The instrument has a cylindrical body usually made of Jackwood. It is about 50 cms length and 25 in diameter. The leather which is used for making the faces is of heifer. One side, called the left side, is a single plain parchment. However, the other side, called the right side, is a complex set of hides, six or seven in number, of decreasing diameter, glued on one another. The leather is held by a bamboo
or metal hoop and the hoops on either side are connected by rope braces. The drum is suspended from the neck of the player who plays it with a pair of sticks. Though both sides can be used for playing, only one is actually beaten. Using the pair of sticks the drummer strikes only the upper parchment.

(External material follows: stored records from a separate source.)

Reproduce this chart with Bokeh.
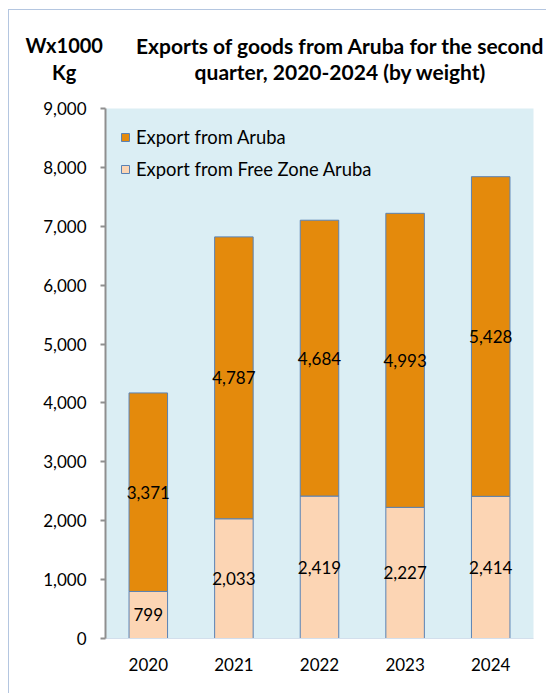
from bokeh.plotting import figure
from bokeh.models import (ColumnDataSource, Label, LabelSet, NumeralTickFormatter,
                          Range1d, FactorRange, Legend, LegendItem, FixedTicker)
from bokeh.embed import file_html
from bokeh.resources import INLINE
from bokeh.core.properties import value

# ---- data ----
years = ["2020", "2021", "2022", "2023", "2024"]
free_zone = [799, 2033, 2419, 2227, 2414]
aruba = [3371, 4787, 4684, 4993, 5428]
y_ticks = [0, 1000, 2000, 3000, 4000, 5000, 6000, 7000, 8000, 9000]
series_names = ["Export from Aruba", "Export from Free Zone Aruba"]
title_lines = ["Exports of goods from Aruba for the second", "quarter, 2020-2024 (by weight)"]
unit_lines = ["Wx1000", "Kg"]

totals = [a + f for a, f in zip(aruba, free_zone)]
src = ColumnDataSource(dict(
    year=years,
    fz=free_zone,
    total=totals,
    fz_mid=[f / 2 for f in free_zone],
    ar_mid=[f + a / 2 for f, a in zip(free_zone, aruba)],
    fz_lbl=[f"{v:,}" for v in free_zone],
    ar_lbl=[f"{v:,}" for v in aruba],
))

FONT = "Lato"
ORANGE = "#E48A0C"
PEACH = "#FCD5B4"
EDGE = "#5A82B4"
BG = "#DBEEF4"

p = figure(x_range=FactorRange(*years), y_range=Range1d(0, 9000),
           width=538, height=684, output_backend="svg", toolbar_location=None,
           min_border_left=96, min_border_right=14, min_border_top=98, min_border_bottom=56)
p.margin = (9, 0, 0, 8)
p.styles = {"border-left": "1px solid #B4C6E0", "border-top": "1px solid #B4C6E0"}

p.background_fill_color = BG
p.border_fill_color = "white"
p.outline_line_color = None
p.xgrid.grid_line_color = None
p.ygrid.grid_line_color = None

r_fz = p.vbar(x="year", bottom=0, top="fz", width=0.45, source=src,
              fill_color=PEACH, line_color=EDGE, line_width=1)
r_ar = p.vbar(x="year", bottom="fz", top="total", width=0.45, source=src,
              fill_color=ORANGE, line_color=EDGE, line_width=1)

for col_y, col_t in (("fz_mid", "fz_lbl"), ("ar_mid", "ar_lbl")):
    p.add_layout(LabelSet(x="year", y=col_y, text=col_t, source=src,
                          text_align="center", text_baseline="middle",
                          text_font=value(FONT), text_font_size="17px", text_color="black"))

p.yaxis.ticker = FixedTicker(ticks=y_ticks)
p.yaxis.formatter = NumeralTickFormatter(format="0,0")
p.yaxis.major_label_text_font = FONT
p.yaxis.major_label_text_font_size = "17px"
p.yaxis.major_label_text_color = "black"
p.yaxis.axis_line_color = "#8F8F8F"
p.yaxis.axis_line_width = 2
p.yaxis.major_tick_line_color = "#8F8F8F"
p.yaxis.major_tick_line_width = 2
p.yaxis.major_tick_in = 0
p.yaxis.major_tick_out = 5
p.yaxis.minor_tick_line_color = None
p.yaxis.major_label_standoff = 14

p.xaxis.axis_line_color = "#D3DFEC"
p.xaxis.axis_line_width = 1
p.xaxis.major_tick_line_color = None
p.xaxis.major_tick_out = 0
p.xaxis.major_tick_in = 0
p.xaxis.minor_tick_line_color = None
p.xaxis.major_label_text_font = FONT
p.xaxis.major_label_text_font_size = "17px"
p.xaxis.major_label_text_color = "black"
p.xaxis.major_label_standoff = 19

legend = Legend(items=[LegendItem(label=series_names[0], renderers=[r_ar]),
                       LegendItem(label=series_names[1], renderers=[r_fz])],
                location=(15, 458), padding=0, margin=0, spacing=10,
                glyph_width=10, glyph_height=10, label_height=22, label_standoff=6,
                label_text_font=FONT, label_text_font_size="18.4px", label_text_color="black",
                border_line_color=None, background_fill_alpha=0)
p.add_layout(legend)

# header texts, placed in the top panel so they are not clipped by the frame
for i, t in enumerate(title_lines):
    p.add_layout(Label(x=2.745, y=10070 - i * 450, text=t, text_align="center",
                       text_baseline="middle", text_font=FONT, text_font_style="bold",
                       text_font_size="21px", text_color="black"), "above")
for i, t in enumerate(unit_lines):
    p.add_layout(Label(x=-0.482, y=10070 - i * 450, text=t, text_align="center",
                       text_baseline="middle", text_font=FONT, text_font_style="bold",
                       text_font_size="20px", text_color="black"), "above")

open("out.html", "w").write(file_html(p, INLINE))
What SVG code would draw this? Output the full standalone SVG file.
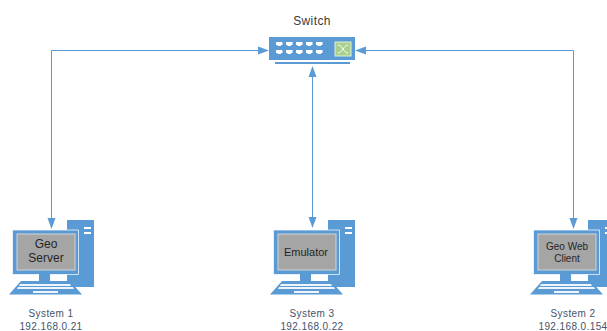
<svg xmlns="http://www.w3.org/2000/svg" xmlns:xlink="http://www.w3.org/1999/xlink" width="607" height="331" viewBox="0 0 607 331">
<style>
text{font-family:"Liberation Sans",Arial,sans-serif;fill:#3a3a3a;text-anchor:middle}
.lab{font-size:10px;letter-spacing:.4px;fill:#44546a}
.in{font-size:12px;fill:#262626}
.b{fill:#5b9bd5}
.w{fill:#fff}
.c{fill:none;stroke:#5b9bd5;stroke-width:1}
</style>
<defs>
<marker id="a" markerUnits="userSpaceOnUse" markerWidth="11" markerHeight="9" refX="10" refY="4.500" orient="auto-start-reverse"><path d="M0 .5L11 4.500L0 8.500Z" fill="#5b9bd5"/></marker>
<path id="port" class="w" d="M0 0H6.500V3H5V4H1.500V3H0Z"/>
<symbol id="pc" overflow="visible" width="95" height="80" viewBox="0 0 95 80">
<path class="b" d="M67 10H94V77H67Z"/>
<path class="w" d="M84 17H91V19H84ZM84 22H91V24H84Z"/>
<path class="b" stroke="#fff" stroke-opacity=".7" d="M12.500 20H78.500V64.500H12.500Z"/>
<rect x="17" y="24" width="58" height="36" fill="#a5a5a5" stroke="#cfd5da"/>
<path class="b" d="M39 64H50V71H39Z"/>
<path class="b" d="M21 71H70L82 84.500H9Z"/>
<path class="w" d="M20 74H70L71 76H19ZM18 77H73L74 79H17ZM33 81H58V83H33Z" opacity=".9"/>
</symbol>
</defs>
<g id="connectors">
<path class="c" marker-start="url(#a)" marker-end="url(#a)" d="M268 50.500H51.500V228"/>
<path class="c" marker-start="url(#a)" marker-end="url(#a)" d="M312.500 67V227"/>
<path class="c" marker-start="url(#a)" marker-end="url(#a)" d="M356 50.500H573.500V228"/>
</g>
<g id="switch">
<rect class="b" x="269" y="37" width="86" height="23"/>
<rect class="b" x="275" y="62" width="75" height="2"/>
<use href="#port" x="276" y="42"/><use href="#port" x="286" y="42"/><use href="#port" x="296" y="42"/><use href="#port" x="306" y="42"/><use href="#port" x="316" y="42"/>
<use href="#port" x="276" y="50"/><use href="#port" x="286" y="50"/><use href="#port" x="296" y="50"/><use href="#port" x="306" y="50"/><use href="#port" x="316" y="50"/>
<rect x="335" y="42" width="16" height="14" fill="#a9d18e" stroke="#e2f0d9"/>
<path d="M338 45C342 45 344 53 348 53M338 53C342 53 344 45 348 45" fill="none" stroke="#fff"/>
<text x="312" y="25" style="font-size:12px;letter-spacing:.4px">Switch</text>
</g>
<g id="system1">
<use xlink:href="#pc" href="#pc" x="0" y="210"/>
<text class="in" x="46" y="248">Geo</text>
<text class="in" x="46" y="262">Server</text>
<text class="lab" x="51" y="317">System 1</text>
<text class="lab" x="51" y="330">192.168.0.21</text>
</g>
<g id="system3">
<use xlink:href="#pc" href="#pc" x="261" y="210"/>
<text class="in" x="306" y="256" style="font-size:11px">Emulator</text>
<text class="lab" x="312" y="317">System 3</text>
<text class="lab" x="312" y="330">192.168.0.22</text>
</g>
<g id="system2">
<use xlink:href="#pc" href="#pc" x="521" y="210"/>
<text class="in" x="567" y="250" style="font-size:10px">Geo Web</text>
<text class="in" x="567" y="262" style="font-size:10px">Client</text>
<text class="lab" x="573" y="317">System 2</text>
<text class="lab" x="573" y="330">192.168.0.154</text>
</g>
</svg>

There is a variety of Chendas, Acchan-Chenda, Veekku-Chenda, Uruttu-Chenda, Muri-Chenda and so on, differing in size, structure, and function. The instrument is one of the most versatile drums of this area. The Chenda is most often used for performance in Hindu temple festivals and as an accompaniment in the various religious art forms of the state. It is used in the dance ensemble of Kathakali, Kriyanga Pancha Vadyam or the ritual instrumental groups of temples, Chenda Melam or an assemblage of rhythmic instruments. The drum is considered as an Asura Vadyam (demonic instrument) and normally only its left side is played, the right side being struck on specific occasions as, for instance, when the deity is brought on to the arena in Kathakali
dance or in the Tantric rituals connected with the worship of Goddess Bhadrakali.